[A block of data]
···

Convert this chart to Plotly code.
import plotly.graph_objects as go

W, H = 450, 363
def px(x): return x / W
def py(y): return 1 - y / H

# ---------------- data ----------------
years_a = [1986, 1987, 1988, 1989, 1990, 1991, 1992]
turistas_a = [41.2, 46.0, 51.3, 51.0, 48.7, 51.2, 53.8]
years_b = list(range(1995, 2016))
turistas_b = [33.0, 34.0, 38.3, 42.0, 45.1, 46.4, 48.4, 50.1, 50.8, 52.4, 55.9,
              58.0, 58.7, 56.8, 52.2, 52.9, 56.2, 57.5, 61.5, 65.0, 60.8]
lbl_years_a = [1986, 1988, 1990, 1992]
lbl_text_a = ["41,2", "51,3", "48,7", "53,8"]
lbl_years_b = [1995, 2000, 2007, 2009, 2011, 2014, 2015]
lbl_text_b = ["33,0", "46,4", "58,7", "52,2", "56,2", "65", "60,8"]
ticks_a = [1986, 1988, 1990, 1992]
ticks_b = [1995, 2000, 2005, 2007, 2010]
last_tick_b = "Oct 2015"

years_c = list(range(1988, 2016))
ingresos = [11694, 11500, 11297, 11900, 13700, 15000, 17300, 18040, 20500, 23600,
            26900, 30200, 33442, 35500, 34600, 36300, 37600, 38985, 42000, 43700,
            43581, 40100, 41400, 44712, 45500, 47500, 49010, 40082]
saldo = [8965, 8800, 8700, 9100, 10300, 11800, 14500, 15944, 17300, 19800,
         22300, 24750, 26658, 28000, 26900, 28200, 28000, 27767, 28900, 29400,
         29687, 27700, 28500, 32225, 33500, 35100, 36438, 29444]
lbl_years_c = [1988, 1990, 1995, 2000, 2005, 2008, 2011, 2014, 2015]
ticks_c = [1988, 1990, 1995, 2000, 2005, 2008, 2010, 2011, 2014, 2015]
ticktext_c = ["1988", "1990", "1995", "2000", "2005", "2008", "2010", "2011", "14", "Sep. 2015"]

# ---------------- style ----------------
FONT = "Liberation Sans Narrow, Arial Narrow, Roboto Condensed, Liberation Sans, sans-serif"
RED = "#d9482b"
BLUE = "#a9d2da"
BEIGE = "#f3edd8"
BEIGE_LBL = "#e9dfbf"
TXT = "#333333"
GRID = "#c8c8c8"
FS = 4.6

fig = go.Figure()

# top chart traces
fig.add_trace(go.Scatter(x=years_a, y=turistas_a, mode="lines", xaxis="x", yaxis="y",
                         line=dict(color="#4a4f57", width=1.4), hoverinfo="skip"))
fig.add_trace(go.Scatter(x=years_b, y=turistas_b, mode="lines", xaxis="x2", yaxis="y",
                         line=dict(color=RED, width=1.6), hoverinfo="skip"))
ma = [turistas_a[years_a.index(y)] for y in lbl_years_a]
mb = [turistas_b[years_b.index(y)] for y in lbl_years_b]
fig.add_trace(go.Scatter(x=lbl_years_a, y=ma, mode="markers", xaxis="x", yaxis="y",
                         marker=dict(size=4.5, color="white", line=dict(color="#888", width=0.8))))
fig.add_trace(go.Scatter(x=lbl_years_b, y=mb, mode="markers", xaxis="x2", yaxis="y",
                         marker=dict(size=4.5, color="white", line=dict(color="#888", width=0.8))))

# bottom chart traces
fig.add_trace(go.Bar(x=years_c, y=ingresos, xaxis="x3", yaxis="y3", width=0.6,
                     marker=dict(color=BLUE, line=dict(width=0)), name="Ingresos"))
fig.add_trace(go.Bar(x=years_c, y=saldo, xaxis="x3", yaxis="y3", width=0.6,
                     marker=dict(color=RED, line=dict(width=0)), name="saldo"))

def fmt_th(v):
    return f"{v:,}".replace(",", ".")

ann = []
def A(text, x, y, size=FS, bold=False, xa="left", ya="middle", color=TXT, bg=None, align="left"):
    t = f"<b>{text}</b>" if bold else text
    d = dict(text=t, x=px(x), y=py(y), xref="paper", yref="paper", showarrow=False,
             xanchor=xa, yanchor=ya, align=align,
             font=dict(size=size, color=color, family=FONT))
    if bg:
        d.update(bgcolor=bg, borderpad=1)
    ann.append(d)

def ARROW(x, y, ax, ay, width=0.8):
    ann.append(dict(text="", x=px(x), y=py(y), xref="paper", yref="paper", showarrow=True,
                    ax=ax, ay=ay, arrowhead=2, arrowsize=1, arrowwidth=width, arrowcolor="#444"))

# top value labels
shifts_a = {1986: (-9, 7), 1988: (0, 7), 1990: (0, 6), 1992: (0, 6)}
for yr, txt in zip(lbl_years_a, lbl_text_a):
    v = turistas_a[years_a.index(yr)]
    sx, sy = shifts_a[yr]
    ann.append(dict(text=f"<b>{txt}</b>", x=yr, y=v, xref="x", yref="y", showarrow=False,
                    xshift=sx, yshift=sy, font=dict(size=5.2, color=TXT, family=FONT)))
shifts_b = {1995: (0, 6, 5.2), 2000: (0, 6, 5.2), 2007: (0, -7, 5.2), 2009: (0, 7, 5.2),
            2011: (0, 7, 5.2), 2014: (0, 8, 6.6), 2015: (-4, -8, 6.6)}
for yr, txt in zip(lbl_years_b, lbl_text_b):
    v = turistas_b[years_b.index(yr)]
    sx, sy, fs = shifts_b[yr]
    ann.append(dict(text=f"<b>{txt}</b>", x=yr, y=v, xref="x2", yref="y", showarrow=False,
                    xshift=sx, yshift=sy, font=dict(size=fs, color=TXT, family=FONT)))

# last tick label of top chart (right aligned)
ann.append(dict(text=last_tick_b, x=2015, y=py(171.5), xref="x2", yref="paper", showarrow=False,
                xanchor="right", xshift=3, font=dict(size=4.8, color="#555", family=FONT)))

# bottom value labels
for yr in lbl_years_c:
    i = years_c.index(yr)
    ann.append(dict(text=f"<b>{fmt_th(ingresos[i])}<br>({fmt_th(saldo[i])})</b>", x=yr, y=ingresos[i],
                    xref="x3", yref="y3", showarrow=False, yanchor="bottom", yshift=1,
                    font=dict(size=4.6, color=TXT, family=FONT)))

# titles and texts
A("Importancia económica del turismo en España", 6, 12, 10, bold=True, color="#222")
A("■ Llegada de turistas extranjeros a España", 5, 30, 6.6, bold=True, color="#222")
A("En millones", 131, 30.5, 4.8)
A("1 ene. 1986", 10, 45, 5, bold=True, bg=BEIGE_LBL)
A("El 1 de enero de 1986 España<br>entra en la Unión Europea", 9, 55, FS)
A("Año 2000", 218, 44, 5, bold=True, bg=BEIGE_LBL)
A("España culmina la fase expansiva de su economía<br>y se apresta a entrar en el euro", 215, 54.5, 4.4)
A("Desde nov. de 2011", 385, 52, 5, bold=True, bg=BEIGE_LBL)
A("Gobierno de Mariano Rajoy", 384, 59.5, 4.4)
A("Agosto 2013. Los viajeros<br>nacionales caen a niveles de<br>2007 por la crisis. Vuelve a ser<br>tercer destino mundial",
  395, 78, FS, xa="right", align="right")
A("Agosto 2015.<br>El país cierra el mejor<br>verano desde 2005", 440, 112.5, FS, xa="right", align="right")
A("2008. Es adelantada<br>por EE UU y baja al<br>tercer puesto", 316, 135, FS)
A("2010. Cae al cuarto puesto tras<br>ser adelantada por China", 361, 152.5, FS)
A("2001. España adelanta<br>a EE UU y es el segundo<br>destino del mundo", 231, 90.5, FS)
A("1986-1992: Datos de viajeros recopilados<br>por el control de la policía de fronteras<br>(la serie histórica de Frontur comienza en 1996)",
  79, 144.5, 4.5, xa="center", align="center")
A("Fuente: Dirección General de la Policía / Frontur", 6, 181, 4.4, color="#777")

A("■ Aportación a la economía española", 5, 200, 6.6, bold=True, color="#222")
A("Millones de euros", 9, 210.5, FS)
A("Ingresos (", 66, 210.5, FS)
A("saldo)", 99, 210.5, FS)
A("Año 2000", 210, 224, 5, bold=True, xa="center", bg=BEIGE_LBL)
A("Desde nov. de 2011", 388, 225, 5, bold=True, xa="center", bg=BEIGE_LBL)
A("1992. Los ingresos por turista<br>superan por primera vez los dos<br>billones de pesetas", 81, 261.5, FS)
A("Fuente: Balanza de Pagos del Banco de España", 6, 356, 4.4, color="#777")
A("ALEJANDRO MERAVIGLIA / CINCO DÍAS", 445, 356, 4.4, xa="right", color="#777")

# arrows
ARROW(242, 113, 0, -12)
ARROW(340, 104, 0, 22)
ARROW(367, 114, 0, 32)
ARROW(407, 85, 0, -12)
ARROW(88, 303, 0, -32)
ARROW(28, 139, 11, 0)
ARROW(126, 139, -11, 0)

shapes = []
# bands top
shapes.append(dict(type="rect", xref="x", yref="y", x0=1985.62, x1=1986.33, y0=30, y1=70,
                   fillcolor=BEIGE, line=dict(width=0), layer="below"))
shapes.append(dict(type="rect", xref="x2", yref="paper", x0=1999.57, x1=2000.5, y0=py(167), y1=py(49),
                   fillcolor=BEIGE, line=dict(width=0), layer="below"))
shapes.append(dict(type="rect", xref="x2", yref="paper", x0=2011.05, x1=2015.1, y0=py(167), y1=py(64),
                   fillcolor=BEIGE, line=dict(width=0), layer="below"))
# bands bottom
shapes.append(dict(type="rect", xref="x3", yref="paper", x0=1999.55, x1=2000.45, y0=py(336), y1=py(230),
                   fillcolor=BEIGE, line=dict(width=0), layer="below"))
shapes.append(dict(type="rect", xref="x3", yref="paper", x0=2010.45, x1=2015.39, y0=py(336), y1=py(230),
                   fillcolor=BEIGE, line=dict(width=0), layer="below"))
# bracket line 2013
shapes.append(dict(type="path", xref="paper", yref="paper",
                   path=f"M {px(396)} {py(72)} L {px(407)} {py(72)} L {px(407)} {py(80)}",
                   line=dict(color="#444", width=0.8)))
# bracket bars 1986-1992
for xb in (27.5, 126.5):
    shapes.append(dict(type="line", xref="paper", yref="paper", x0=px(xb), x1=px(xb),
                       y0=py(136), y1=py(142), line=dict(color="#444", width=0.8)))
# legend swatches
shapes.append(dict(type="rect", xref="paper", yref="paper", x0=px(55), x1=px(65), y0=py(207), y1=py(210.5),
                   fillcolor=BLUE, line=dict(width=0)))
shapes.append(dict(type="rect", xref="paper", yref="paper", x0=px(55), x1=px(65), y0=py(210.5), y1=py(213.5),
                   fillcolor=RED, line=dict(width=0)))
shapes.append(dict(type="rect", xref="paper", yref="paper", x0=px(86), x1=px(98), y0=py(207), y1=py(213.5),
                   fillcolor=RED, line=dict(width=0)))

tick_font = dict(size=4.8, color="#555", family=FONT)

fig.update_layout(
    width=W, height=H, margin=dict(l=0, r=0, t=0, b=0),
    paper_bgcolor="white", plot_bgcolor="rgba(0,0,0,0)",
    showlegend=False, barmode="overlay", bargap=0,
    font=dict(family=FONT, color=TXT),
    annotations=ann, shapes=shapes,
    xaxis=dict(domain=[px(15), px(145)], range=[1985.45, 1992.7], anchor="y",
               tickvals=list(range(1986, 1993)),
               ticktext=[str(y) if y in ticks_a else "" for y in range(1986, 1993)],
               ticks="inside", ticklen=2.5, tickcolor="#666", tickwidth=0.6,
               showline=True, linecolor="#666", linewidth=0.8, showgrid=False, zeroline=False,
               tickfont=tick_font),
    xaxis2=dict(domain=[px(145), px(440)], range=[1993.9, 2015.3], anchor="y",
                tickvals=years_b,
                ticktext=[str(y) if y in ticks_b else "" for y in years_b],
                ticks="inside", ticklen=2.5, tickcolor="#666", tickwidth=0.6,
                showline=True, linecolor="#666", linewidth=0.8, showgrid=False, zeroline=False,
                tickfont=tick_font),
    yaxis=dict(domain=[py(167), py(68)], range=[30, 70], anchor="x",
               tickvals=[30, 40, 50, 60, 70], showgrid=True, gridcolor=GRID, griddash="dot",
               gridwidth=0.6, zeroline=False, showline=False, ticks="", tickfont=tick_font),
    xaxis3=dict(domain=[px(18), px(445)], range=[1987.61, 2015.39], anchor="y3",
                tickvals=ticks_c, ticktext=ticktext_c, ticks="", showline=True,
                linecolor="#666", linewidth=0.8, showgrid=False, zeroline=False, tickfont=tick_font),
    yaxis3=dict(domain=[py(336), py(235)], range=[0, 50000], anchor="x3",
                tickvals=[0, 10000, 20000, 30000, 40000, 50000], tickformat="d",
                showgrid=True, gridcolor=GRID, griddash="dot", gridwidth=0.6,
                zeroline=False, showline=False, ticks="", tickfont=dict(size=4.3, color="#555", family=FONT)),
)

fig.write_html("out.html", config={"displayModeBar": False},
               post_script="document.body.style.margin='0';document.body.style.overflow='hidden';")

···

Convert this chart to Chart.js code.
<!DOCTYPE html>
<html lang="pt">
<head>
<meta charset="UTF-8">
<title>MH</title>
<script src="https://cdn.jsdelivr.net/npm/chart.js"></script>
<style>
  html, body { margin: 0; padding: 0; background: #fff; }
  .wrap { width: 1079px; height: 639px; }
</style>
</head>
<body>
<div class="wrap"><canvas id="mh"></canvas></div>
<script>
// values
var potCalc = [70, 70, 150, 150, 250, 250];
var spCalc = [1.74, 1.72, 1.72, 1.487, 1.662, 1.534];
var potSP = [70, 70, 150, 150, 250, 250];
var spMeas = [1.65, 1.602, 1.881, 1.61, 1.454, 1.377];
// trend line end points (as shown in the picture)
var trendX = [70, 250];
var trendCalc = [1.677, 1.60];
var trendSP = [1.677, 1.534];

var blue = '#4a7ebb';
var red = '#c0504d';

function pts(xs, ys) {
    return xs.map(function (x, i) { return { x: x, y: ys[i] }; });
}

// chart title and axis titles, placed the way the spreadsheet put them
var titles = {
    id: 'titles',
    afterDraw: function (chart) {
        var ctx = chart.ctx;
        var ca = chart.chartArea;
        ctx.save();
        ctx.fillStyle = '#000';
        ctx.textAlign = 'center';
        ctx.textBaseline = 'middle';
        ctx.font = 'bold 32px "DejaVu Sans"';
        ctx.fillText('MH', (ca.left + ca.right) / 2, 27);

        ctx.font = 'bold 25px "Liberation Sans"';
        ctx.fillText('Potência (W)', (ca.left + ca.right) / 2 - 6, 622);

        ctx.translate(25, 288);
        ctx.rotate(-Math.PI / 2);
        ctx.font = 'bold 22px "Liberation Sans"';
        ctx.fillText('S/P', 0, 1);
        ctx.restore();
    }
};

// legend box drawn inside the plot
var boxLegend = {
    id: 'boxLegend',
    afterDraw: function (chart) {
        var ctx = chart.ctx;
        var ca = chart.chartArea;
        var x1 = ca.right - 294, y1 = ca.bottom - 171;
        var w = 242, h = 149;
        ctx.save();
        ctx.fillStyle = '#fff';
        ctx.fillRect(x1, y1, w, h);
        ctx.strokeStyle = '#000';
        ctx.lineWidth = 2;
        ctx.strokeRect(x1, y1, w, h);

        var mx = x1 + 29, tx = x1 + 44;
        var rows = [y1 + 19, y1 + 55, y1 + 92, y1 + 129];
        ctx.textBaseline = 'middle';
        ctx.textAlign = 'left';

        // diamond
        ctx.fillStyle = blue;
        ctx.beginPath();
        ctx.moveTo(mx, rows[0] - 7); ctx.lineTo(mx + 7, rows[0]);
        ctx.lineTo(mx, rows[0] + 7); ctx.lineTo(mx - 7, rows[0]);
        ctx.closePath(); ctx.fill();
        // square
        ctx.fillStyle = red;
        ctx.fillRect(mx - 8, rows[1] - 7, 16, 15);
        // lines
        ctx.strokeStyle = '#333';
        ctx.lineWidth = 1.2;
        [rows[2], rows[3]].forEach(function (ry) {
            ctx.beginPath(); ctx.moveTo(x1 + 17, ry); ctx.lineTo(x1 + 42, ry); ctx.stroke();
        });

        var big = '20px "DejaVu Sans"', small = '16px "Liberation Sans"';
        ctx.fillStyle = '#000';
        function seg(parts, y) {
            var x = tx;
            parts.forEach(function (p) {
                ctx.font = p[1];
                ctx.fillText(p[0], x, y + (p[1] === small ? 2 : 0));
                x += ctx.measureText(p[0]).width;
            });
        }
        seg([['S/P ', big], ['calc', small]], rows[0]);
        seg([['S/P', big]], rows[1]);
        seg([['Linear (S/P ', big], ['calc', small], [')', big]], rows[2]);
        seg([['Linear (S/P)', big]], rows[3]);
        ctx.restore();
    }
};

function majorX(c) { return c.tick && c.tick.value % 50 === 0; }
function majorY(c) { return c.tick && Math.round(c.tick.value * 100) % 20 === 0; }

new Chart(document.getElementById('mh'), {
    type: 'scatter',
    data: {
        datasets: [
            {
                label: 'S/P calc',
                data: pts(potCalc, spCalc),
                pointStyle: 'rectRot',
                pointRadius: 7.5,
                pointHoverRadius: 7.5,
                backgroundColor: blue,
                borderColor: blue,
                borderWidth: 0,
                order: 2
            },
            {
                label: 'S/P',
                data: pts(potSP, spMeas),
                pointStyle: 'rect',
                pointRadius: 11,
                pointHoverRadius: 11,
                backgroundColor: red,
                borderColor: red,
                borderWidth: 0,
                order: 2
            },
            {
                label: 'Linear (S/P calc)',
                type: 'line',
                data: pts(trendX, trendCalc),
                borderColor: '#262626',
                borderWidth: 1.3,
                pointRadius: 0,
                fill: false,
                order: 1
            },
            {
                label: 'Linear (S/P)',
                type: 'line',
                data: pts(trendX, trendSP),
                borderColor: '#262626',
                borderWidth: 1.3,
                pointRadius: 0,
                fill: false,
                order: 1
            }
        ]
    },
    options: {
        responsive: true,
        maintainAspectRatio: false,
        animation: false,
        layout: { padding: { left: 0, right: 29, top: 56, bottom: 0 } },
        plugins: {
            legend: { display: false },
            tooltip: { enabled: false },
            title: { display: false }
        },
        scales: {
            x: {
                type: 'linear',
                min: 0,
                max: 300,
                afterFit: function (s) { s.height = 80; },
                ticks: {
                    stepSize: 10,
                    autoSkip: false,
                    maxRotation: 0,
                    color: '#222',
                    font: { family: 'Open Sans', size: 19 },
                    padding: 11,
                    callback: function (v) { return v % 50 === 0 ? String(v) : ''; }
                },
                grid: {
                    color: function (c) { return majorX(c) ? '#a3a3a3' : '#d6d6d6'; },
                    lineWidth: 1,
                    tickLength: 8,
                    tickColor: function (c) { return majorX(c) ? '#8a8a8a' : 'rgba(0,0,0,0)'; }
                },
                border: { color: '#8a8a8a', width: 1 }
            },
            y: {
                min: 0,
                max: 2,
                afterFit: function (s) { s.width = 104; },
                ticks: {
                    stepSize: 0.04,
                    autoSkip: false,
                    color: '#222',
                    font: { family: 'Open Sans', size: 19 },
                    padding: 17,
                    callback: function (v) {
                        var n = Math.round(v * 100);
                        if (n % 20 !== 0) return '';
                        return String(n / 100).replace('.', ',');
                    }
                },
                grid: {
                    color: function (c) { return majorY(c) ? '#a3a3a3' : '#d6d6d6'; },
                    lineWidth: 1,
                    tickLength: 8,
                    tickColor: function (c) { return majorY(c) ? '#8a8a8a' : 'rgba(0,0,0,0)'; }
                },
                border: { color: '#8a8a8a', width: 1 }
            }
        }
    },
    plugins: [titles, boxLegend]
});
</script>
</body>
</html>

···

(EXERCISE) Using the entries above, extract exactly the span from the line with "Convert this chart to Plotly code." to the line with "def py(y): return 1 - y / H", both lines included; leave out everything else.

(CORRECT OUTPUT)
Convert this chart to Plotly code.
import plotly.graph_objects as go

W, H = 450, 363
def px(x): return x / W
def py(y): return 1 - y / H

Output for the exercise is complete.